Amazon.co.uk Review
If the National Security Agency had wanted to make sure that strong encryption would reach the masses, it couldn't have done much better than to tell the cranky geniuses of the world not to do it. Author Steven Levy, deservedly famous for his enlightening
Hackers, tells the story of the cyberpunks, their foes, and their allies in
Crypto. From the determined research of Whitfield Diffie and Marty Hellman in the face of the NSA's decades-old security lock, to the commercial world's turn-of-the-century embrace of encrypted e-commerce, Levy finds drama and intellectual challenge everywhere he looks. Though he may write, "Behind every great cryptographer, it seems, there is a driving pathology", his respect for the mathematicians and programmers who spearheaded public key encryption as the solution to Information Age privacy invasion shines throughout. Even the governmental bad guys are presented more as hapless control fetishists lacking the prescience to see the inevitability of strong encryption as more than a conspiracy of evil.
Each cryptological advance made outside the confines of the NSA's Fort Meade complex was met with increasing legislative and judicial resistance.
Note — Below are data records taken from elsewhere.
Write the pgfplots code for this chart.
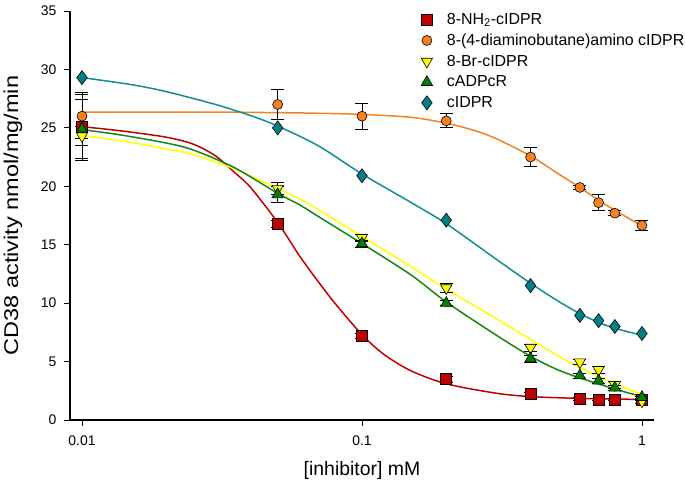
\documentclass[border=0pt]{standalone}
\usepackage{fontspec}
\setmainfont{Liberation Sans}
\usepackage{graphicx}
\usepackage{pgfplots}
\usepackage{pgfplotstable}
\pgfplotsset{compat=1.18}

\definecolor{cred}{RGB}{192,0,0}
\definecolor{corange}{RGB}{245,130,32}
\definecolor{cyellow}{RGB}{255,255,0}
\definecolor{cgreen}{RGB}{0,128,0}
\definecolor{cteal}{RGB}{0,128,134}
\definecolor{ltgreen}{RGB}{20,135,20}
\definecolor{ltteal}{RGB}{20,140,150}

% measured points: x  y  error
\pgfplotstableread{
x y e
0.01 25.1 2.9
0.05 16.8 0.3
0.1 7.2 0.25
0.2 3.5 0.25
0.4 2.2 0.2
0.6 1.8 0.1
0.7 1.75 0.1
0.8 1.75 0.1
1.0 1.75 0.1
}\nhtwo
\pgfplotstableread{
x y e
0.01 26.0 1.9
0.05 27.0 1.3
0.1 26.0 1.1
0.2 25.6 0.6
0.4 22.5 0.8
0.6 19.9 0.2
0.7 18.6 0.7
0.8 17.7 0.2
1.0 16.65 0.45
}\diamino
\pgfplotstableread{
x y e
0.01 24.3 0.8
0.05 19.8 0.5
0.1 15.6 0.3
0.2 11.3 0.4
0.4 6.2 0.3
0.6 4.95 0.2
0.7 4.3 0.3
0.8 3.0 0.3
1.0 1.6 0.2
}\brom
\pgfplotstableread{
x y e
0.01 24.9 2.5
0.05 19.3 0.7
0.1 15.1 0.3
0.2 10.0 0.2
0.4 5.25 0.3
0.6 3.8 0.2
0.7 3.35 0.2
0.8 2.75 0.2
1.0 1.95 0.1
}\cadpcr
\pgfplotstableread{
x y e
0.01 29.3 0
0.05 25.0 0
0.1 20.9 0
0.2 17.1 0
0.4 11.5 0
0.6 8.95 0
0.7 8.5 0
0.8 8.0 0
1.0 7.4 0
}\cidpr

\begin{document}
\begin{tikzpicture}
\begin{axis}[
  scale only axis,
  width=584bp, height=409bp,
  xmode=log,
  xmin=0.00906, xmax=1.104,
  ymin=0, ymax=35,
  axis x line=bottom, axis y line=left,
  axis line style={-, line width=1.1bp},
  xtick={0.01,0.1,1}, xticklabels={0.01,0.1,1},
  xminorticks=false,
  ytick={0,5,...,35},
  tick align=outside,
  major tick length=6bp,
  tick style={black, line width=0.9bp},
  /pgf/number format/assume math mode=true,
  ticklabel style={font=\fontsize{14}{14}\selectfont},
  xticklabel style={yshift=-6bp},
  yticklabel style={xshift=-4bp},
  xlabel={[inhibitor] mM},
  ylabel={\scalebox{1.18}[1]{CD38 activity nmol/mg/min}},
  every axis x label/.style={at={(axis description cs:0.5,0)}, yshift=-50bp, anchor=center, font=\fontsize{19.5}{19.5}\selectfont},
  every axis y label/.style={at={(axis description cs:0,0.5)}, xshift=-57bp, rotate=90, anchor=center, font=\fontsize{20}{20}\selectfont},
  legend style={draw=none, fill=none, at={(axis description cs:0.592,1.005)}, anchor=north west,
    font=\fontsize{16}{17}\selectfont, row sep=4.2bp},
  legend cell align=left,
  legend image code/.code={\path[draw=none, fill=none] (0bp,0bp) (26bp,0bp); \draw[#1] plot coordinates {(8bp,0bp)};},
]

% fitted curves
\addplot[cred, line width=1.5bp, smooth, forget plot] coordinates {
(0.01,25.1) (0.0137,24.75) (0.02,24.2) (0.025,23.6) (0.03,22.6) (0.035,21.2) (0.04,19.9)
(0.05,16.9) (0.06,14.0) (0.07,11.8) (0.08,10.0) (0.1,7.3) (0.12,5.6) (0.15,4.2)
(0.2,3.1) (0.3,2.3) (0.4,2.0) (0.6,1.85) (0.8,1.8) (1,1.75)};
\addplot[corange, line width=1.5bp, smooth, forget plot] coordinates {
(0.01,26.35) (0.03,26.35) (0.05,26.3) (0.07,26.25) (0.1,26.15) (0.15,25.9) (0.2,25.4)
(0.25,24.8) (0.3,24.1) (0.4,22.6) (0.5,21.1) (0.6,19.9) (0.7,18.8) (0.8,17.95) (1,16.6)};
\addplot[cyellow, line width=1.5bp, smooth, forget plot] coordinates {
(0.01,24.35) (0.0137,23.9) (0.02,23.2) (0.025,22.7) (0.035,21.5) (0.05,19.8) (0.06,18.9)
(0.07,18.0) (0.1,15.7) (0.15,13.1) (0.2,11.2) (0.3,8.7) (0.4,6.9) (0.5,5.5) (0.6,4.5)
(0.8,3.1) (1,2.2)};
\addplot[ltgreen, line width=1.5bp, smooth, forget plot] coordinates {
(0.01,24.85) (0.0137,24.4) (0.02,23.7) (0.025,23.1) (0.035,21.6) (0.05,19.4) (0.06,18.4)
(0.07,17.4) (0.1,15.1) (0.15,12.4) (0.2,10.1) (0.3,7.3) (0.4,5.45) (0.5,4.3) (0.6,3.6)
(0.8,2.65) (1,2.0)};
\addplot[ltteal, line width=1.5bp, smooth, forget plot] coordinates {
(0.01,29.3) (0.015,28.7) (0.02,28.1) (0.03,27.0) (0.04,26.05) (0.05,25.15) (0.07,23.45)
(0.1,21.05) (0.15,18.6) (0.2,16.8) (0.3,13.8) (0.4,11.7) (0.5,10.2) (0.6,9.1) (0.7,8.35)
(0.8,7.85) (1,7.25)};

% measured points with error bars
\addplot[only marks, mark=square*, mark size=5.5bp,
  mark options={fill=cred, draw=black, line width=0.6bp},
  error bars/.cd, y dir=both, y explicit,
  error bar style={black, line width=0.8bp},
  error mark options={rotate=90, black, mark size=6.5bp, line width=0.8bp}]
  table[x=x, y=y, y error=e] {\nhtwo};
\addlegendentry{8-NH\textsubscript{2}-cIDPR}
\addplot[only marks, mark=*, mark size=5bp,
  mark options={fill=corange, draw=black, line width=0.6bp},
  error bars/.cd, y dir=both, y explicit,
  error bar style={black, line width=0.8bp},
  error mark options={rotate=90, black, mark size=6.5bp, line width=0.8bp}]
  table[x=x, y=y, y error=e] {\diamino};
\addlegendentry{8-(4-diaminobutane)amino cIDPR}
\addplot[only marks, mark=triangle*, mark size=6.5bp,
  mark options={rotate=180, fill=cyellow, draw=black, line width=0.6bp},
  error bars/.cd, y dir=both, y explicit,
  error bar style={black, line width=0.8bp},
  error mark options={rotate=90, black, mark size=6.5bp, line width=0.8bp}]
  table[x=x, y=y, y error=e] {\brom};
\addlegendentry{8-Br-cIDPR}
\addplot[only marks, mark=triangle*, mark size=6.5bp,
  mark options={fill=cgreen, draw=black, line width=0.6bp},
  error bars/.cd, y dir=both, y explicit,
  error bar style={black, line width=0.8bp},
  error mark options={rotate=90, black, mark size=6.5bp, line width=0.8bp}]
  table[x=x, y=y, y error=e] {\cadpcr};
\addlegendentry{cADPcR}
\addplot[only marks, mark=diamond*, mark size=7bp,
  mark options={fill=cteal, draw=black, line width=0.6bp}]
  table[x=x, y=y] {\cidpr};
\addlegendentry{cIDPR}
\end{axis}
\pgfresetboundingbox
\path[use as bounding box] (-70bp,-74bp) rectangle (615bp,420bp);
\end{tikzpicture}
\end{document}
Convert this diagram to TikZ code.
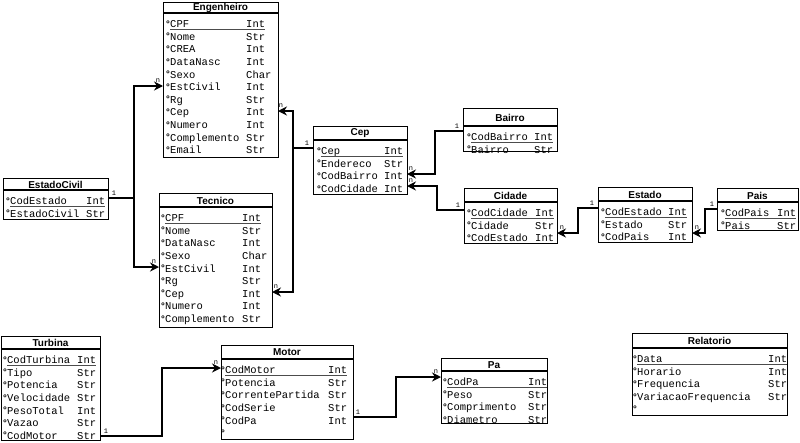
\documentclass[tikz,border=0pt]{standalone}
\usepackage{fontspec}
\setmainfont{Liberation Sans}
\newfontfamily\monof{Liberation Mono}
\usetikzlibrary{arrows.meta}
\tikzset{
  tbl/.style={draw=black, line width=1.4pt, fill=white, inner sep=0pt, anchor=north west},
  sepline/.style={draw=black, line width=1.2pt},
  ttl/.style={inner sep=0pt, font=\fontsize{10}{11}\selectfont\bfseries},
  attr/.style={inner sep=0pt, anchor=base west, font=\monof\fontsize{10.5}{12.6}\selectfont},
  pre/.style={inner sep=0pt, anchor=base east, font=\fontsize{9.5}{10}\selectfont\bfseries},
  keyline/.style={draw=black!70, line width=0.8pt},
  conn/.style={draw=black, line width=1.4pt},
  many/.style={-{Stealth[length=9pt,width=9pt,inset=3pt]}},
  lbl/.style={inner sep=0pt, font=\monof\fontsize{7}{8}\selectfont},
}
% #1 id, #2 left, #3 top, #4 right, #5 bottom, #6 sep, #7 title
\newcommand\enttable[7]{%
  \node[tbl, minimum width={(#4-#2)*1pt}, minimum height={(#5-#3)*1pt}] (#1) at (#2,#3) {};
  \draw[sepline] (#2,#6) -- (#4,#6);
  \node[ttl] (#1-title) at ({(#2+#4)/2},{(#3+#6)/2+0.5}) {#7};
}
% #1 id, #2 sep, #3 namex, #4 typex, #5 rows
\newcommand\entrows[5]{%
  \foreach \i/\k/\n/\t in {#5} {
    \pgfmathsetmacro\ry{#2+11+(\i-1)*12.6}
    \node[pre] (#1-p\i) at ({#3+0.2},{\ry+3.2}) {\ifx\k k*\else°\fi};
    \node[attr] (#1-n\i) at (#3,{\ry+3.6}) {\n};
    \node[attr] (#1-t\i) at (#4,{\ry+3.6}) {\t};
  }
  \draw[keyline] ([yshift=-1.6pt]#1-n1.base west) -- ([yshift=-1.6pt]#1-t1.base east);
}
\begin{document}
\begin{tikzpicture}[x=1pt,y=-1pt]
\useasboundingbox[fill=white] (0,0) rectangle (800,442);

% Engenheiro
\enttable{eng}{163}{2}{278}{157}{13}{Engenheiro}
\entrows{eng}{13}{170}{246}{1/k/CPF/Int,2/o/Nome/Str,3/o/CREA/Int,4/o/DataNasc/Int,5/o/Sexo/Char,6/o/EstCivil/Int,7/o/Rg/Str,8/o/Cep/Int,9/o/Numero/Int,10/o/Complemento/Str,11/o/Email/Str}

% Tecnico
\enttable{tec}{159}{193}{272}{327}{207}{Tecnico}
\entrows{tec}{207}{165}{242}{1/k/CPF/Int,2/o/Nome/Str,3/o/DataNasc/Int,4/o/Sexo/Char,5/o/EstCivil/Int,6/o/Rg/Str,7/o/Cep/Int,8/o/Numero/Int,9/o/Complemento/Str}

% Cep
\enttable{cep}{313}{126}{407}{194}{140}{Cep}
\entrows{cep}{140}{321}{384}{1/k/Cep/Int,2/o/Endereco/Str,3/o/CodBairro/Int,4/o/CodCidade/Int}

% Bairro
\enttable{bai}{463}{108}{557}{151}{126}{Bairro}
\entrows{bai}{126}{471}{534}{1/k/CodBairro/Int,2/o/Bairro/Str}

% Cidade
\enttable{cid}{464}{188}{557}{243}{202}{Cidade}
\entrows{cid}{202}{471}{535}{1/k/CodCidade/Int,2/o/Cidade/Str,3/o/CodEstado/Int}

% Estado
\enttable{est}{598}{187}{692}{242}{201}{Estado}
\entrows{est}{201}{605}{668}{1/k/CodEstado/Int,2/o/Estado/Str,3/o/CodPais/Int}

% Pais
\enttable{pai}{717}{188}{798}{230}{202}{Pais}
\entrows{pai}{202}{725}{777}{1/k/CodPais/Int,2/o/Pais/Str}

% EstadoCivil
\enttable{eci}{3}{178}{108}{219}{190}{EstadoCivil}
\entrows{eci}{190}{10}{86}{1/k/CodEstado/Int,2/o/EstadoCivil/Str}

% Turbina
\enttable{tur}{1}{336}{100}{440}{349}{Turbina}
\entrows{tur}{349}{7}{77}{1/k/CodTurbina/Int,2/o/Tipo/Str,3/o/Potencia/Str,4/o/Velocidade/Str,5/o/PesoTotal/Int,6/o/Vazao/Str,7/o/CodMotor/Str}

% Motor
\enttable{mot}{221}{345}{353}{439}{359}{Motor}
\entrows{mot}{359}{225}{328}{1/k/CodMotor/Int,2/o/Potencia/Str,3/o/CorrentePartida/Str,4/o/CodSerie/Str,5/o/CodPa/Int,6/o/{}/{}}

% Pa
\enttable{pa}{441}{358}{547}{423}{371}{Pa}
\entrows{pa}{371}{447}{528}{1/k/CodPa/Int,2/o/Peso/Str,3/o/Comprimento/Str,4/o/Diametro/Str}

% Relatorio
\enttable{rel}{632}{333}{787}{415}{348}{Relatorio}
\entrows{rel}{348}{637}{768}{1/k/Data/Int,2/o/Horario/Int,3/o/Frequencia/Str,4/o/VariacaoFrequencia/Str,5/o/{}/{}}

% ---- connectors ----
% EstadoCivil -> Engenheiro / Tecnico
\coordinate (eciOut) at (108,198);
\coordinate (eciBend) at (134,198);
\coordinate (engIn) at (163,86);
\coordinate (tecIn) at (159,267);
\draw[conn] (eciOut) -- (eciBend);
\draw[conn,many] (eciBend) |- (engIn);
\draw[conn,many] (eciBend) |- (tecIn);
\node[lbl] (l1a) at (114,193) {1};
\node[lbl] (na1) at (158,81) {n};
\node[lbl] (na2) at (154,262) {n};

% Cep -> Engenheiro / Tecnico
\coordinate (cepOut) at (313,148);
\coordinate (cepBend) at (293,148);
\coordinate (engIn2) at (278,111);
\coordinate (tecIn2) at (272,292);
\draw[conn] (cepOut) -- (cepBend);
\draw[conn,many] (cepBend) |- (engIn2);
\draw[conn,many] (cepBend) |- (tecIn2);
\node[lbl] (l1b) at (307,143) {1};
\node[lbl] (nb1) at (281,106) {n};
\node[lbl] (nb2) at (276,287) {n};

% Bairro -> Cep
\coordinate (baiOut) at (463,131);
\coordinate (baiBend) at (435,131);
\coordinate (cepIn1) at (407,174);
\draw[conn,many] (baiOut) -- (baiBend) |- (cepIn1);
\node[lbl] (l1c) at (457,126) {1};
\node[lbl] (nc1) at (411,169) {n};

% Cidade -> Cep
\coordinate (cidOut) at (464,210);
\coordinate (cidBend) at (437,210);
\coordinate (cepIn2) at (407,186);
\draw[conn,many] (cidOut) -- (cidBend) |- (cepIn2);
\node[lbl] (l1d) at (458,205) {1};
\node[lbl] (nd1) at (411,181) {n};

% Estado -> Cidade
\coordinate (estOut) at (598,208);
\coordinate (estBend) at (578,208);
\coordinate (cidIn) at (557,233);
\draw[conn,many] (estOut) -- (estBend) |- (cidIn);
\node[lbl] (l1e) at (592,203) {1};
\node[lbl] (ne1) at (562,228) {n};

% Pais -> Estado
\coordinate (paiOut) at (717,209);
\coordinate (paiBend) at (705,209);
\coordinate (estIn) at (692,233);
\draw[conn,many] (paiOut) -- (paiBend) |- (estIn);
\node[lbl] (l1f) at (712,204) {1};
\node[lbl] (nf1) at (697,228) {n};

% Turbina -> Motor
\coordinate (turOut) at (100,436);
\coordinate (turBend) at (162,436);
\coordinate (motIn) at (221,368);
\draw[conn,many] (turOut) -- (turBend) |- (motIn);
\node[lbl] (l1g) at (106,431) {1};
\node[lbl] (ng1) at (216,363) {n};

% Motor -> Pa
\coordinate (motOut) at (353,417);
\coordinate (motBend) at (396,417);
\coordinate (paIn) at (441,377);
\draw[conn,many] (motOut) -- (motBend) |- (paIn);
\node[lbl] (l1h) at (358,412) {1};
\node[lbl] (nh1) at (436,372) {n};
\end{tikzpicture}
\end{document}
Levy's storytelling acumen tugs the reader along through mathematical and legal hassles that would stop most narratives in their tracks--even the depressingly silly Clipper chip fiasco is made vibrant by his words. Hard-core privacy nerds will value Crypto as a review of 30 years of wrangling; those readers with less familiarity with the subject will find it a terrific and well-documented launching pad for further research. From notables like Phil Zimmerman to obscure but important figures such as James Ellis, Crypto dishes the dirt on folks who know how to keep a secret. --Rob Lightner
Product Description
Paranoia is a useful code to live by in the digital age. Consider, every time you use a credit card, the Internet or your mobile phone, the one thing that stands between you and everyone else knowing your business is cryptography - the making of secret ciphers. Yet rather than safeguarding this fragile privacy, powerful government forces have been fighting since the 1980s to keep crypto under their control. But while the offical forces warn of unrestrained criminality and terrorism, those squared against them celebrate the possibility of a new era of empowered individuals benefitting from "crypto-anarchy". This text tells the inside story of the great "Code War". It is the story of privacy in the information age, a history that bears witness to the original dreams and nightmares of the digital revolution. Acclaimed technology writer, Steven Levy, charts the evolution of cryptography from a closely held government technology for keeping secrets to a potentially mass-market means for protecting them. At the centre of his narrative are the innovators and subversives who kicked off the revolution - an iconoclastic subculture of maverick mathematicians, brilliant hackers and fun-loving cyberpunks, willing to take on "Big Brother" to spread the tools of privacy throughout the world. This book poses important political questions throughout. Will the information age enhance our freedoms or snatch them away? Will secret codes empower crooks and international terrorists? Or will the lack of them cripple vital function like our financial systems or our electrical grid? Most important, who do we trust: the government's intelligence agencies who still demand access to our private transactions, or their rebel enemies?